Death has always been my mistletoe. Hung for all seasons, new and old. Complimenting the kiss that used to be. . Stabbing and hurting. Pain flits through. Crying out with a loud reverence. A hero has been made. But in spite of him, he falls. Never can one survive this pain written road. A place where you cant live, yet you can’t hide. Never going to the place you long to find. Continuing the faith that once was. A sparrow flights by. Singing a song of yesteryears hate. Continue on young stranger. The real despair has yet to come. Haunting you. Plaguing you. A mournful end. Sweet black lips meet yours. Holding them forever shut. An echo of I told you so.
Everyone has their own style, and as I can see, it works for you. I especially love the opening line, "Death has always been my mistletoe." Great line. I've never read anything like that before. Truly unique and original. Furthermore, the tone was aggressive and it captured me from the beginning.
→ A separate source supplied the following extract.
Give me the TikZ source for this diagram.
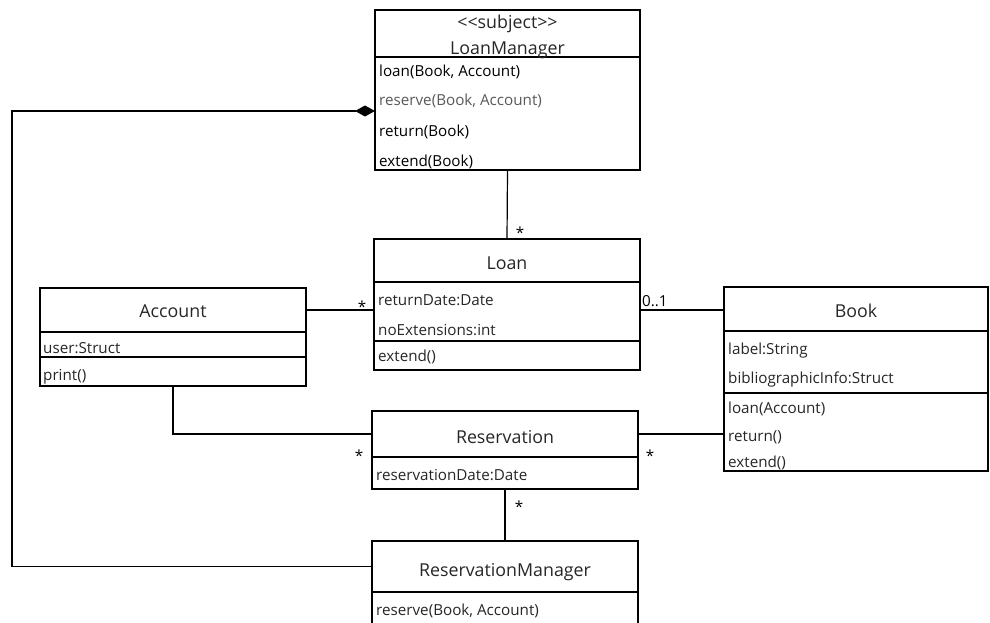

Good write!!!
all i have to say is..........................................................................................
damn girl!!!!!!!!!!!!!!!!!!!!!!!!!!!!!!!!!!!!!!!!!!!!!!!!!!!!!!!!!!!!!!!!!!!!!!!
lol
good use of language. :)
it's pretty deep..or seems that way at least.
i get the meaning of it though.
i can relate to the line...... wait, no,
actually, the whole thing.
God this is so sweet..
death has always been my mistletoe,hung for all seasons,new and old
a hero has been made,but in spit of him he falls
never can one survive this pain written road,a place where you cant live,yet you cant hide
never going to the place you long to find
the real despair has yet to come,haunting you ,plaguing you
a mournful end.sweet black lips meet yours,holding them forever shut
an echo of i told you so..
what lovey so filled with feelings from so deep down your soul
its a sad black write about death and life,but you told it in a very dreamy wonderful way
truly a great work of art..
lovely write..
Your style is definitely appreciated...I like the ominous, haunting tone that prevails throught this piece...just a suggestion, why don't you use a bigger font? it would be easy on the eyes....overall, an intriguing piece to read!